'Calculated' murderer guilty of killing love interest and colleague Megan Newborough

Phil Brewster reports from Leicester Crown Court


A lab worker has been found guilty of murdering his love interest and colleague Megan Newborough.

Ross McCullam, 30, strangled Miss Newborough, cut her throat and dumped her body in a Leicestershire country lane on Friday 6 August 2021, after inviting her over to his home for the evening.

McCullam, who had admitted manslaughter, claimed he could not be guilty of murdering 23-year-old Miss Newborough because he acted after a loss of control.

He sought to blame Miss Newborough, claiming he went into a "a volcano of rage" set off by undiagnosed PTSD caused by unreported childhood sexual abuse.

McCullam, 30, told a jury the incident was triggered when Miss Newborough allegedly prepared to give him oral sex at his parents’ home in Windsor Close, Coalville, Leicestershire, on August 6, 2021.

But he was undone by his own lies, including having told detectives in a police interview after his arrest that, not content with strangling her – he then waited nearly 10 minutes before fetching a carving knife and cutting her throat.

The house where McCullam lived with his parents and where he murdered Megan Newborough. Credit: ITV News Central

Miss Newborough and McCullam worked together at Ibstock Brick in North West Leicestershire.

Leicester Crown Court heard the pair exchanged more than 3,500 text messages, many of which were extremely sexually graphic and included violent and misogynistic content on McCullam's part.

It is believed Miss Newborough had driven from her home in Nuneaton to McCullam's home on Friday 6 August, to spend time together.

However, within 40 minutes of her arrival, she was dead.

McCullam attacked Miss Newborough in the living room of the home he shared with his parents before cutting her throat with a carving knife to "make sure she was dead".

Police at the scene where Megan Newborough’s body was found Credit: Matthew Cooper/PA

In a bid to cover his tracks, the trial heard how McCullam went on to bundle Miss Newborough into her own Citroen C3 and drove, without a driving licence, to a remote rural location near the village of Woodhouse Eaves, Leicestershire to bump Miss Newborough's partially-clothed body.

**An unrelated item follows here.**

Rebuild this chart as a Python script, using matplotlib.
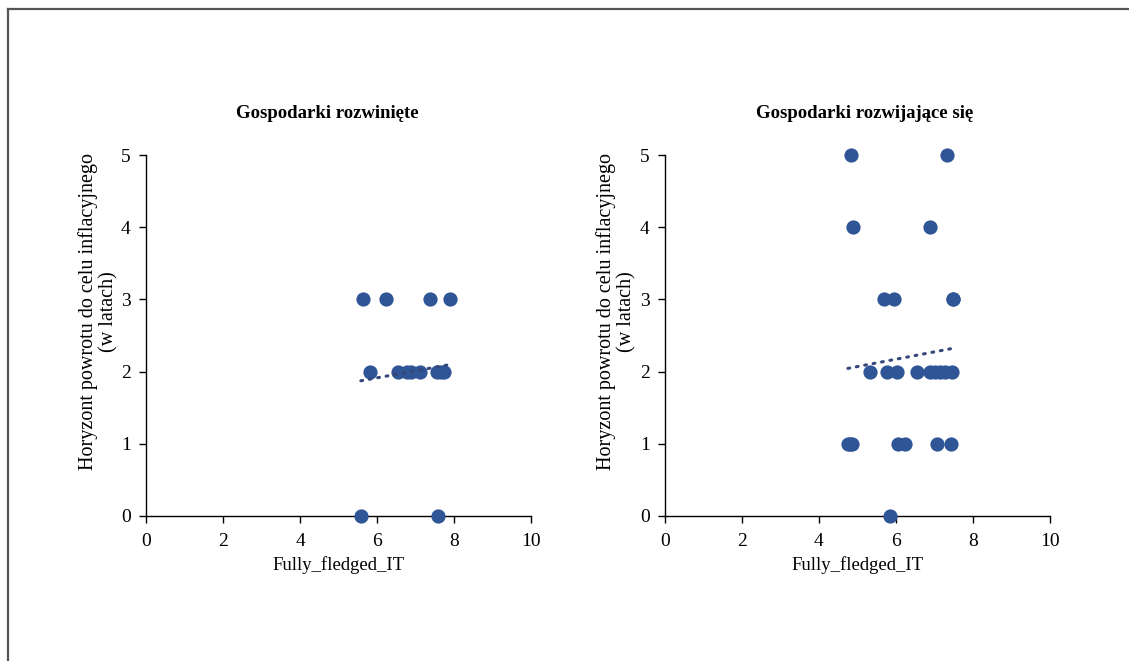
import numpy as np
import matplotlib
matplotlib.use("Agg")
import matplotlib.pyplot as plt
from matplotlib.lines import Line2D

plt.rcParams['font.family'] = ['Liberation Serif', 'DejaVu Serif']

# developed economies
dev_x = [5.64, 6.23, 7.38, 7.90,
         5.82, 6.55, 6.78, 6.88, 7.12, 7.56, 7.65, 7.75,
         5.58, 7.58]
dev_y = [3, 3, 3, 3,
         2, 2, 2, 2, 2, 2, 2, 2,
         0, 0]

# developing economies (some points overlap)
em_x = [4.83, 7.32,
        4.88, 6.88,
        5.69, 5.95, 7.48, 7.48,
        5.32, 5.77, 6.03, 6.55, 6.88, 7.01, 7.14, 7.27, 7.45,
        4.75, 4.80, 4.85, 6.05, 6.23, 7.06, 7.43,
        5.84]
em_y = [5, 5,
        4, 4,
        3, 3, 3, 3,
        2, 2, 2, 2, 2, 2, 2, 2, 2,
        1, 1, 1, 1, 1, 1, 1,
        0]

titles = ["Gospodarki rozwinięte", "Gospodarki rozwijające się"]
ylabel = "Horyzont powrotu do celu inflacyjnego\n(w latach)"
xlabel = "Fully_fledged_IT"

marker_col = "#2F5597"
trend_col = "#34467C"

fig = plt.figure(figsize=(11.29, 6.61), dpi=100)

# outer frame (top and left edges visible)
fig.add_artist(Line2D([8/1129, 1], [1 - 9/661, 1 - 9/661], color="#555555", lw=1.6,
                      transform=fig.transFigure))
fig.add_artist(Line2D([8/1129, 8/1129], [0, 1 - 9/661], color="#555555", lw=1.6,
                      transform=fig.transFigure))

lefts = [146, 665]
title_cx = [327, 865]
ylab_cx = [98, 616]
data = [(dev_x, dev_y), (em_x, em_y)]

for i in range(2):
    ax = fig.add_axes([lefts[i]/1129, 145/661, 385/1129, 361/661])
    x, y = data[i]
    ax.scatter(x, y, s=105, color=marker_col, zorder=3, linewidths=0, clip_on=False)
    k, b = np.polyfit(x, y, 1)
    xs = np.array([min(x), max(x)])
    ax.plot(xs, k*xs + b, color=trend_col, lw=2.2, linestyle=(0, (0.6, 2.2)),
            dash_capstyle='round', zorder=4)
    ax.set_xlim(0, 10)
    ax.set_ylim(0, 5)
    ax.set_xticks([0, 2, 4, 6, 8, 10])
    ax.set_yticks([0, 1, 2, 3, 4, 5])
    for s in ['top', 'right']:
        ax.spines[s].set_visible(False)
    for s in ['left', 'bottom']:
        ax.spines[s].set_linewidth(1.0)
        ax.spines[s].set_color("#000000")
    ax.tick_params(direction='out', length=5, width=1, labelsize=14)
    ax.tick_params(axis='x', pad=7)
    ax.tick_params(axis='y', pad=6)
    ax.set_xlabel(xlabel, fontsize=13.5, labelpad=5)
    fig.text(title_cx[i]/1129, 1 - 113/661, titles[i], ha='center', va='center',
             fontsize=13.5, fontweight='bold')
    fig.text(ylab_cx[i]/1129, 1 - 312/661, ylabel, ha='center', va='center',
             rotation=90, fontsize=14.5, linespacing=1.1)

fig.savefig("out.png", dpi=100)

The court also heard, he had discarded her phone in Hermitage Road, Whitwick and left her car in the car park of Loughborough College, where CCTV footage was shown of the defendant disposing of Megan's boots and glasses, as well as bloody sheets and other incriminating evidence in nearby bins.

Miss Newborough was reported missing by her family on Saturday 7 August 2021, after she failed to return home.

Her body was found in the early hours of the following day.

McCullam, who was stood in the court dock to hear the jury, nodded twice as the verdict was read by the foreman.

Miss Newborough’s mother, father and sister, who had had to sit through a six-week trial hearing harrowing and upsetting evidence – much of it for the first time – cried and hugged one another at the back of court as the verdict was returned.

Judge Philip Head excused the jurors from further jury service for life, thanking them for their work on the case.

McCullam, who is in custody, will be sentenced at Leicester Crown Court on Friday.